Thousands join Hawi funeral

Thousands of people have followed the funeral procession of a slain Lebanese politician whose assassination this week intensified calls for President Emile Lahoud to step down.

Hawi also resisted Israel's 1982 invasion of Lebanon

Some 10,000 people attended the funeral on Friday for George Hawi, a former leader of the Lebanese Communist Party and long-time critic of Syria‘s role in Lebanon, who was killed on Tuesday when a bomb exploded in his car.

 

Hawi, also a leader of the national resistance to Israel‘s 1982 invasion of Lebanon, was the second anti-Syrian figure to be assassinated this month.
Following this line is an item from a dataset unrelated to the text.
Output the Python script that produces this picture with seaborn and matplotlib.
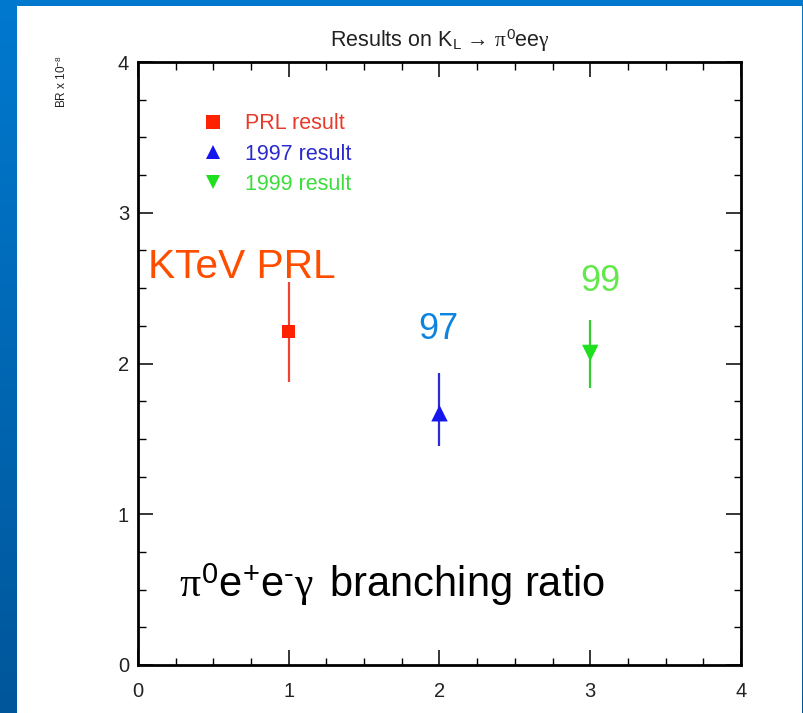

Newspaper columnist Samir Kassir was killed on 2 June in a similar attack.

 

Nationalist songs and recordings of Hawi speeches blared from loudspeakers as the crowd, holding up red-white-and-green Lebanese flags and red Communist flags, walked silently behind the hearse as the cortege made its way to a church in central Beirut.

 

Only sporadic chants of “Communist, Communist”, were heard.

 

“Lebanon is like an evergreen tree,” Communist mourner Salman Ballout, 55, said. “George Hawi and others may have died, but a new generation is born to carry the message.”

Opposition blames Lahoud

 

A coalition of groups that swept parliamentary elections this month after leading a campaign against Syria‘s military and intelligence presence in Lebanon accused Lahoud on Thursday of responsibility for political assassinations and called on him to step down.

 

“George Hawi and others may have died but a new generation is born to carry the message.”

Salman Ballout,
55-year-old Communist mourner

The killings of Hawi and Kassir followed the 14 February assassination of former Prime Minister Rafiq al-Hariri, which sparked street protests in Lebanon and international pressure that forced Syria to withdraw its troops from Lebanon in April.

 

US officials have insisted that the United States is certain Syria still has intelligence agents in its tiny neighbour.

 

The Lebanese opposition coalition blames the Syrian-backed security services for the bombing spree and has repeatedly called on Lahoud to quit.


Syria has denied any involvement.

Lahoud has condemned the deaths and said he will stay until the end of his term.